• Information supplied:
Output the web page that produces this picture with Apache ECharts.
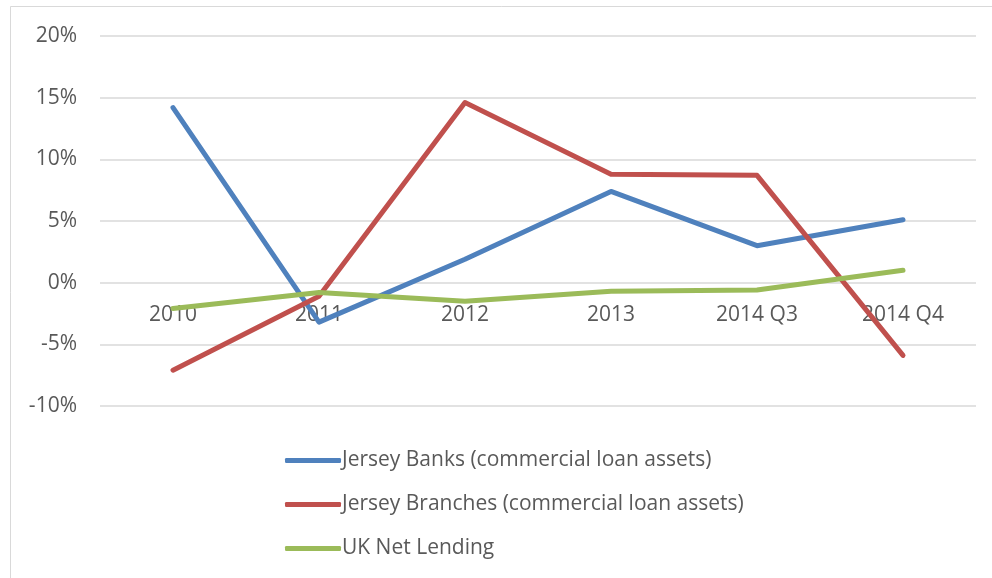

...

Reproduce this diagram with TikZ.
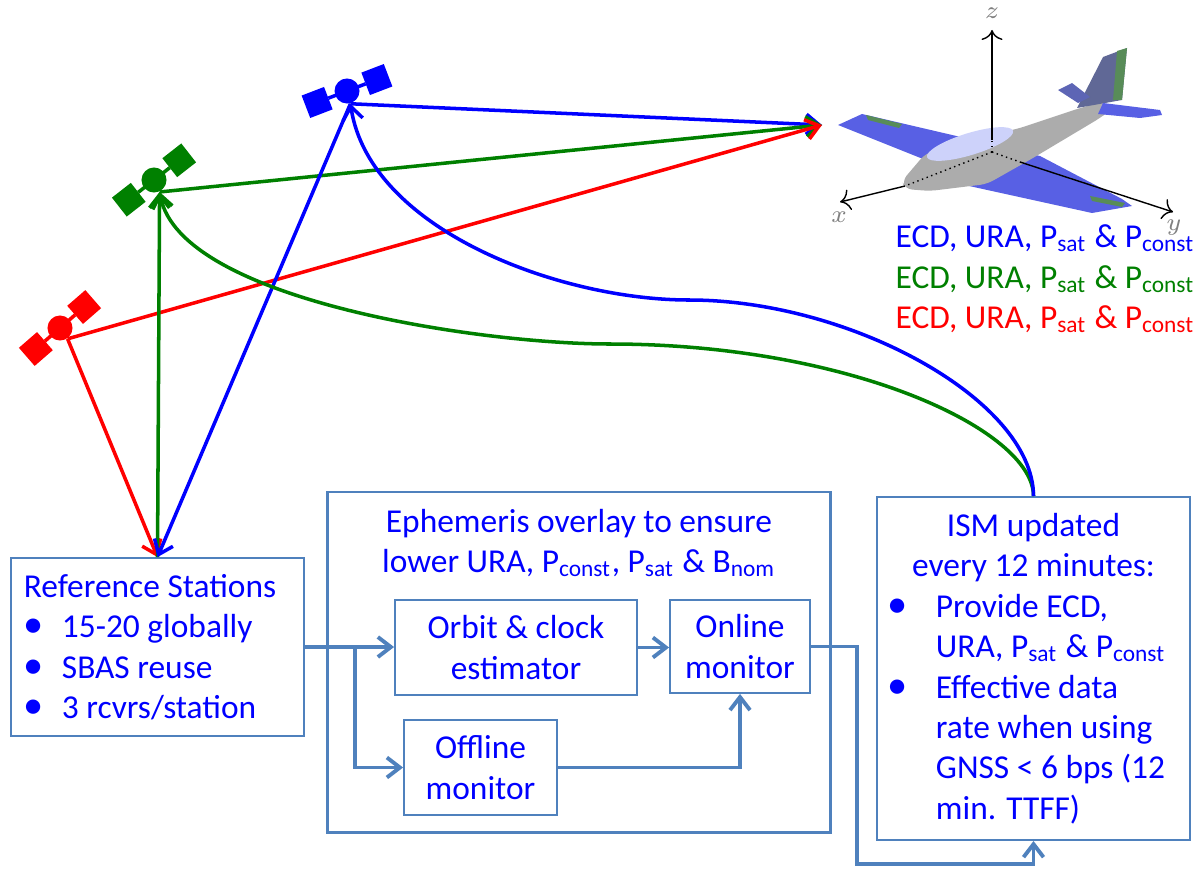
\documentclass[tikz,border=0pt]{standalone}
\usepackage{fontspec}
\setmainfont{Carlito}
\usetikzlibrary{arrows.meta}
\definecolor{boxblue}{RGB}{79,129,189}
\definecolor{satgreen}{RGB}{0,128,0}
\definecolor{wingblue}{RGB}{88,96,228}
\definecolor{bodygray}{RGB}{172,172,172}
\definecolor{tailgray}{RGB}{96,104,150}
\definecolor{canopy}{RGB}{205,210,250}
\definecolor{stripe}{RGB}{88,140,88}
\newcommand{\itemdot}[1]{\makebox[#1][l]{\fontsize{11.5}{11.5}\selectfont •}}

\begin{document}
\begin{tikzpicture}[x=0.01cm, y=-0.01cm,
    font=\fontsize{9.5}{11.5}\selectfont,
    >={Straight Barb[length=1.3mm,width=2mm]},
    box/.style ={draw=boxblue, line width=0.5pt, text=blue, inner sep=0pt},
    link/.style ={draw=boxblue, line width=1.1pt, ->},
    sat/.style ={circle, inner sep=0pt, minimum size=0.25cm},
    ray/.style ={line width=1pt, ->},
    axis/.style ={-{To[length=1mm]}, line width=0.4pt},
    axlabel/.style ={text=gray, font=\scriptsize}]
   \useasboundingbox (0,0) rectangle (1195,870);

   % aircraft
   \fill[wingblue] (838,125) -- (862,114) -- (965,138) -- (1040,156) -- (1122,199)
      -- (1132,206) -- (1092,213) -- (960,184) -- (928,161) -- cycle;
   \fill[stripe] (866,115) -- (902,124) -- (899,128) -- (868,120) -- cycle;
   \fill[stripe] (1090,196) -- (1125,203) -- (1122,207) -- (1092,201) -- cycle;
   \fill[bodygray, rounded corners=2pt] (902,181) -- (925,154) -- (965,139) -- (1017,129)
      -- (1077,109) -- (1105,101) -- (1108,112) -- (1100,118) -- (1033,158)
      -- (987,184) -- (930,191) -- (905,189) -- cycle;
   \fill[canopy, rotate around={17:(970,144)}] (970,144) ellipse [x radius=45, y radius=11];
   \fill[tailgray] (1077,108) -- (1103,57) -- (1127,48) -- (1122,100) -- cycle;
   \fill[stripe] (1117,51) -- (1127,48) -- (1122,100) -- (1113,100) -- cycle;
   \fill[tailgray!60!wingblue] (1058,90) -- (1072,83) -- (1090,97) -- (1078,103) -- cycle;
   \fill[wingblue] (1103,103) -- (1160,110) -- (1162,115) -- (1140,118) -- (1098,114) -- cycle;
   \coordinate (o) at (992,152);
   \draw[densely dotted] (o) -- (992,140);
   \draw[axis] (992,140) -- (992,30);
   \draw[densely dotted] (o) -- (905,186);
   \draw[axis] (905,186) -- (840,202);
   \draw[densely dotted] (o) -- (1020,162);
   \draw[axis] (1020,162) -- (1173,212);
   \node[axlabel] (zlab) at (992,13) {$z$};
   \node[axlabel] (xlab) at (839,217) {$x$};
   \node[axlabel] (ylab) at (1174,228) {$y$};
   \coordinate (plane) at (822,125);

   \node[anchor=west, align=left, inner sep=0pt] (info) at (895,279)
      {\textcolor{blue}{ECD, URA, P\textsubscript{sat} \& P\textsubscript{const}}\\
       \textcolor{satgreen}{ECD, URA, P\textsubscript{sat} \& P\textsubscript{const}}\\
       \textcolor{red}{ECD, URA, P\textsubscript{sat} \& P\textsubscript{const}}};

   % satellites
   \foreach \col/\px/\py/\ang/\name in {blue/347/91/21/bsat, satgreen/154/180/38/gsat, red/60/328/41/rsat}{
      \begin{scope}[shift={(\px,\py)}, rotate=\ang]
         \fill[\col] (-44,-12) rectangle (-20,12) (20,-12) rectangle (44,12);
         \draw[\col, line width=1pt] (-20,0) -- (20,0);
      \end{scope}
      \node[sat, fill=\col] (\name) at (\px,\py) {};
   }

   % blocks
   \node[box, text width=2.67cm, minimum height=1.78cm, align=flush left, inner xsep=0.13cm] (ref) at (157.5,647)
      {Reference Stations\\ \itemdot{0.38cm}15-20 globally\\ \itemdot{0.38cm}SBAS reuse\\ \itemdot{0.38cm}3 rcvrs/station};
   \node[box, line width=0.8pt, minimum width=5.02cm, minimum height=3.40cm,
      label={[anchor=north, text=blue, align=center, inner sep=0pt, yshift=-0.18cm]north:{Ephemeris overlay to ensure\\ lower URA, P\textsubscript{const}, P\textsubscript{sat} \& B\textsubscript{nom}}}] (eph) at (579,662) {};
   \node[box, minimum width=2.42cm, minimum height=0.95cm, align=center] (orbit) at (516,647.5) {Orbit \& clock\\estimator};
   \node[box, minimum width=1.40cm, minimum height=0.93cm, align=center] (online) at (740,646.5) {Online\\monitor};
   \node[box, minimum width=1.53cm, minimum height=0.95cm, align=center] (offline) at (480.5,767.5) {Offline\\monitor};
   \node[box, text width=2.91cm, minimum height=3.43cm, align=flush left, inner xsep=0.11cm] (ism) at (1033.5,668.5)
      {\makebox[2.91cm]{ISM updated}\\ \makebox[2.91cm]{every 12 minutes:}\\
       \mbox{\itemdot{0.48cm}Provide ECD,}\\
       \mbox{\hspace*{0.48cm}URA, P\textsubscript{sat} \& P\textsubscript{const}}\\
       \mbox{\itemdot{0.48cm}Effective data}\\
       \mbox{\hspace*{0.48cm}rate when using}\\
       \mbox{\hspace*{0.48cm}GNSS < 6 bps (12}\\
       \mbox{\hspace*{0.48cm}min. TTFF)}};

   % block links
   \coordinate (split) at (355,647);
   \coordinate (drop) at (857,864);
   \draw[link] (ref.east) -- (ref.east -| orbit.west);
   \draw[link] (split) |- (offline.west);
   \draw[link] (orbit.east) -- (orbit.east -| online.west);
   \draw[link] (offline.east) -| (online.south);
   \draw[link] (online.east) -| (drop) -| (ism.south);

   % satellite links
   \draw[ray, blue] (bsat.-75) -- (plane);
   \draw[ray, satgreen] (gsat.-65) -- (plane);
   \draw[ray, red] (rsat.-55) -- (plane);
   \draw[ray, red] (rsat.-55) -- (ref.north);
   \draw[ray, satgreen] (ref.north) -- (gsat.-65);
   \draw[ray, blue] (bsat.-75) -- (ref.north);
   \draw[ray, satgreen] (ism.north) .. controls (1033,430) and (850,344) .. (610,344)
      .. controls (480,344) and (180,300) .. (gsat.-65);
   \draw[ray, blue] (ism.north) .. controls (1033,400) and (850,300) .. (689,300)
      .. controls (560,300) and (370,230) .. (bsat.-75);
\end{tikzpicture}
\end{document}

---

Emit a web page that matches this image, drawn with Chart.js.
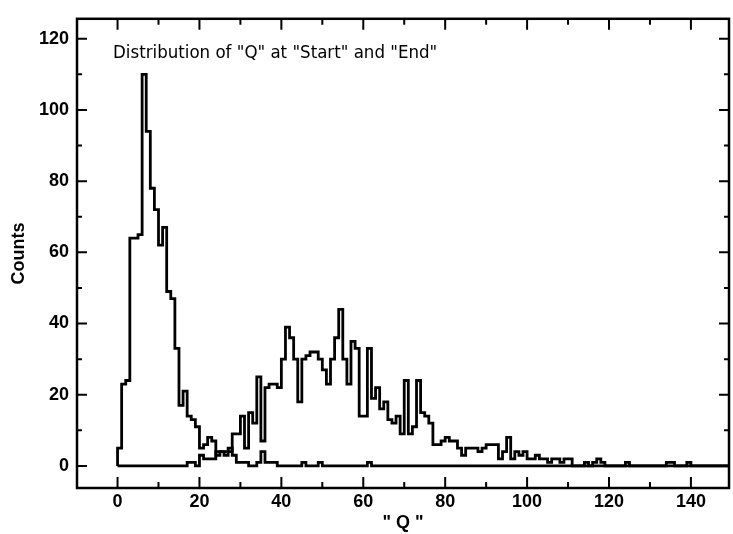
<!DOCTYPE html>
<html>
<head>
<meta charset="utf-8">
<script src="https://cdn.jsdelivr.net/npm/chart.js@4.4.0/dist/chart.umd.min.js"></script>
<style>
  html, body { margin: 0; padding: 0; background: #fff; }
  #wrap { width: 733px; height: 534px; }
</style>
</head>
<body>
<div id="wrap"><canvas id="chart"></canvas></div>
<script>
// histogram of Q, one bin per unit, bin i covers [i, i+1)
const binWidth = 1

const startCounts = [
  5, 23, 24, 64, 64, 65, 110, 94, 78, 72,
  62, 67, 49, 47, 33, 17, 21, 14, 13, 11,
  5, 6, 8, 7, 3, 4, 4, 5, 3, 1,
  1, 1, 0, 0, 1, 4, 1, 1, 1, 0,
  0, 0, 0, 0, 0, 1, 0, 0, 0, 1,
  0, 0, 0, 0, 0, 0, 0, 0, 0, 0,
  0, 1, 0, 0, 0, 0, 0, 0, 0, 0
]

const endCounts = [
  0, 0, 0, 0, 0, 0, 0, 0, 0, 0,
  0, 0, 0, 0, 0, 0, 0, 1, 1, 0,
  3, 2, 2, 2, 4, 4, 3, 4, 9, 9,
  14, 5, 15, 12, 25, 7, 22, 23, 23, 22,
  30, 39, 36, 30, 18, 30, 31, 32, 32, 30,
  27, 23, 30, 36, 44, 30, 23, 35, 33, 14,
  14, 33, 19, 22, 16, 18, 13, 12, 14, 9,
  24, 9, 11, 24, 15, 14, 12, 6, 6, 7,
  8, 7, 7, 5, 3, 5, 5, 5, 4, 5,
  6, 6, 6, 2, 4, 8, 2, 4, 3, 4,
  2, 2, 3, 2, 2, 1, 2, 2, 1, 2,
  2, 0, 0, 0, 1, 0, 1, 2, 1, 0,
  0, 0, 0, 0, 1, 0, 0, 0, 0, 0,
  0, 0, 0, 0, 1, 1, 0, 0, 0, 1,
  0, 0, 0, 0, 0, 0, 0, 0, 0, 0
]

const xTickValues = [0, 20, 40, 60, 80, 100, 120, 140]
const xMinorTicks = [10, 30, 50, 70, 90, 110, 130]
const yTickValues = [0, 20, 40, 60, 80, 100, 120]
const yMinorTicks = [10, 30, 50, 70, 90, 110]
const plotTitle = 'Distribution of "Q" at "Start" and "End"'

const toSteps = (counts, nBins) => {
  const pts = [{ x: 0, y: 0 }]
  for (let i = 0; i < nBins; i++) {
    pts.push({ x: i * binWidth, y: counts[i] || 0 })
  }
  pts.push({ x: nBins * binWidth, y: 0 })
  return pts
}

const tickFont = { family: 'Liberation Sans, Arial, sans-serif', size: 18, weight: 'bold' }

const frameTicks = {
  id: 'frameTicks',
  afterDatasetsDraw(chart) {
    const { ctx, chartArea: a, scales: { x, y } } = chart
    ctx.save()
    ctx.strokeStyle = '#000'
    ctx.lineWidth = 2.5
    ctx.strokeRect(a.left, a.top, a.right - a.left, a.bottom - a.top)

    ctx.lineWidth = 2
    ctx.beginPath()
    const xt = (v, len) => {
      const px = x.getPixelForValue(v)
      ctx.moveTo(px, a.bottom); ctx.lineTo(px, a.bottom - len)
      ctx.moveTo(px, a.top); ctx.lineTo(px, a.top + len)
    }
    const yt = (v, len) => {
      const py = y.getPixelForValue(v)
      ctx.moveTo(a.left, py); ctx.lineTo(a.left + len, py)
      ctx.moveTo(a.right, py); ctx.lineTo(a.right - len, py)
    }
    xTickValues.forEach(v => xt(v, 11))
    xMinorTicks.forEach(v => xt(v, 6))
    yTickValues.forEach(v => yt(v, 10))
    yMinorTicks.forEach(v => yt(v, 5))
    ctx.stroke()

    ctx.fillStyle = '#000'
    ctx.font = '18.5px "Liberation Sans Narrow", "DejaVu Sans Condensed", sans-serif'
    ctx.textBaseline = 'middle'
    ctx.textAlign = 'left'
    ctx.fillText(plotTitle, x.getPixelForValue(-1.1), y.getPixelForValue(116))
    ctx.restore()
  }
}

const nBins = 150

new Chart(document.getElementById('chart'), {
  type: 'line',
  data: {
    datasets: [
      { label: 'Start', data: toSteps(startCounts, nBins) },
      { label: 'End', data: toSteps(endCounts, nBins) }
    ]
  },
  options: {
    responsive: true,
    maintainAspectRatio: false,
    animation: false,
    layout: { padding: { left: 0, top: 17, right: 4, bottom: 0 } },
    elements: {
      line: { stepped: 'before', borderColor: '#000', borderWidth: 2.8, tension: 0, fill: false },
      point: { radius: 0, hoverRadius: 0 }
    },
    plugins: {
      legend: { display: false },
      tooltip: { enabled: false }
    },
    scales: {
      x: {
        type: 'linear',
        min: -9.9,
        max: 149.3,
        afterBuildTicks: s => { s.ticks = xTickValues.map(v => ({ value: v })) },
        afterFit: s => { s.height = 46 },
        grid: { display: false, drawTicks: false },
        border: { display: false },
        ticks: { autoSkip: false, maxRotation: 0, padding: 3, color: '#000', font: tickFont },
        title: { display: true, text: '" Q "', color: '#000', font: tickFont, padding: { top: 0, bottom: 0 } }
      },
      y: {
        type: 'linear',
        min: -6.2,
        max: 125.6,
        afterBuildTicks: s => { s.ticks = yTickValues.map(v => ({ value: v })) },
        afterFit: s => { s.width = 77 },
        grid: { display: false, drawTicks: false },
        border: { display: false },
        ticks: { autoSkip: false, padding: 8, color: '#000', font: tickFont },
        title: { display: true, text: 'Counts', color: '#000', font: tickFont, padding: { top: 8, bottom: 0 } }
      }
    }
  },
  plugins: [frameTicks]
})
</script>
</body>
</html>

• Task statement:
Write out exactly the lines from the one that has "Reproduce this diagram with TikZ." down to the one that has "(0,0) rectangle (1195,870);", including both. Pictures stay out of the copy.

• Task response:
Reproduce this diagram with TikZ.
\documentclass[tikz,border=0pt]{standalone}
\usepackage{fontspec}
\setmainfont{Carlito}
\usetikzlibrary{arrows.meta}
\definecolor{boxblue}{RGB}{79,129,189}
\definecolor{satgreen}{RGB}{0,128,0}
\definecolor{wingblue}{RGB}{88,96,228}
\definecolor{bodygray}{RGB}{172,172,172}
\definecolor{tailgray}{RGB}{96,104,150}
\definecolor{canopy}{RGB}{205,210,250}
\definecolor{stripe}{RGB}{88,140,88}
\newcommand{\itemdot}[1]{\makebox[#1][l]{\fontsize{11.5}{11.5}\selectfont •}}

\begin{document}
\begin{tikzpicture}[x=0.01cm, y=-0.01cm,
    font=\fontsize{9.5}{11.5}\selectfont,
    >={Straight Barb[length=1.3mm,width=2mm]},
    box/.style ={draw=boxblue, line width=0.5pt, text=blue, inner sep=0pt},
    link/.style ={draw=boxblue, line width=1.1pt, ->},
    sat/.style ={circle, inner sep=0pt, minimum size=0.25cm},
    ray/.style ={line width=1pt, ->},
    axis/.style ={-{To[length=1mm]}, line width=0.4pt},
    axlabel/.style ={text=gray, font=\scriptsize}]
   \useasboundingbox (0,0) rectangle (1195,870);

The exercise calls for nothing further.